My question for you deals with a story than Ron told us at a little bar in Spokane called “Mother’s” where we saw the Suckers play a show around 1992. I had heard Coattail Rider on a Seattle radio compilation CD (107.7 “The End”) and knew I had to pull a few of my friends over from Moscow to hear these guys live. We were early, sitting near the stage drinking pitchers of Old Milwaukee, watching the band set up. One of their guys came over and asked if one of the big guys in our group could help guard the stage during the show, as there wasn’t any room between the pit and stage. A really approachable fellow, Rontrose finished unpacking and came and sat with us and told us about their recent tour. He had plenty of hilarious and and amazing stories–many of which aren’t repeatable–but one of his favorites was a story of how the band got in a bottle rocket fight on the European tour bus with the guys from Mudhoney. He proudly showed us the remnants of burn marks from the experience.
So, my question for you is, what is the most memorable tour experience that you had with the band, that no one really knows about?
Hope that’s a decent question.
My best to you, and thanks for Rockonomics!
Brett E. Shelton
Department of Instructional Technology and Learning Sciences
The most memorable times were the early times. The personalities were new to me and we were really starting to get to know each other. Taking chances with a fan club, mailing lists, emails, new merchandise, etc… and the dialog was wide open. I was a lot younger then and very anxious with trying to help these guys out. Personally, it felt like it was a Rock N Roll In-Justice that the Supersuckers weren’t a household name and I wanted to change that. These guys just rocked and I took the gamble… It was something that was incredible to witness back then. You could put them up against anyone and they’d blow their doors off… We’d go to a club and the venue would sell out of beer because the fans would clean the bar out. Where else did this happen? Fact is, you never knew what to expect. The fans were rowdy, gracious, and loyal. I was proud to be involved.
I remember the band playing in Flagstaff, AZ for 30 people when Eddie calls me up on the stage to play bass. Dan Bolton actually told me that I played bass better than he thought I would – he must’ve expected the worst. Memories.
I’ll never forget when Bolton was navigating between the French and German boarder and we got stopped on both sides and searched. My wife had hundreds of film canisters which the customs agents felt obligated to inspect. You can imagine a bunch of French and German boarder agents searching through film canisters only to find film. And I swear, Eddie’s had this super nice camouflaged Burton Co. bag that was never searched. The only piece of luggage that was never checked. The ongoing joke was, maybe it was because it was camouflaged or perhaps they were to busy checking Stephanie’s cans of film.

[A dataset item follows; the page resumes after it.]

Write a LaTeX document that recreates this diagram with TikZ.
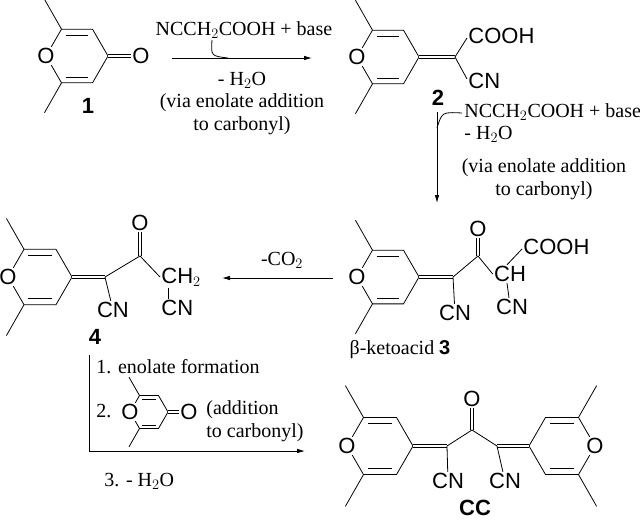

And ordering food over there at those European truck stops can be a challenge; I would just look at the server and say “bread, lettuce and cheese”. I never wanted to make things complicated but that became a bit of an inside joke where the guys would just look at me and say Bread, Lettuce, Cheese….
And I’ll never forget the bedbugs in the South of France.
I have kind of a schizophrenic musical mind. I love anything if its quality. The Supersuckers are one of my faves of course but my ipod plays plenty of Grateful Dead, Adam Ant, Men At Work, Michael Buble, and Elliott Smith. So basically i was wondering two things: 1. What was your impression of Elliott Smith, and 2. Did you ever make it to a Dead show and if so what did you think?
thanks for your time and keep being awesome!
Elliott Smith had great songs. That was my impression right away. Here was a guy that played with his heart and I felt every word. He didn’t play huge rooms so you could really feel it too. That song Alameda knocked my socks off it was a song you could see. Another song I loved was “Waltz #2 (XO). I know those are popular songs but man just imagine being able to write something so personal and bare
“I’m never gonna know you now but I’m gonna love you anyhow”…
As for the Grateful Dead… I saw them everywhere from Washington DC with Tom Petty and Bob Dylan sharing the bill to Las Vegas, SLC, San Francisco, LA, etc… I’m a huge fan. They took chances, could care less about fans taping shows, and always seemed to have a great community of people working and watching them. At one point I heard they had 50 employees. I always admired their spirit and business model. Most importantly, I never left a Grateful Dead show without having a great time.
When are the Supersuckers doing a bluegrass album?
Keep up the good work, Bruce from Pisgah. Ashville, NC
That’s a good question and I don’t have a clue. But if anyone could’ve done one it would’ve been them. Hopefully it would’ve included a couple of my favorites like Fox on the Run and Old Train.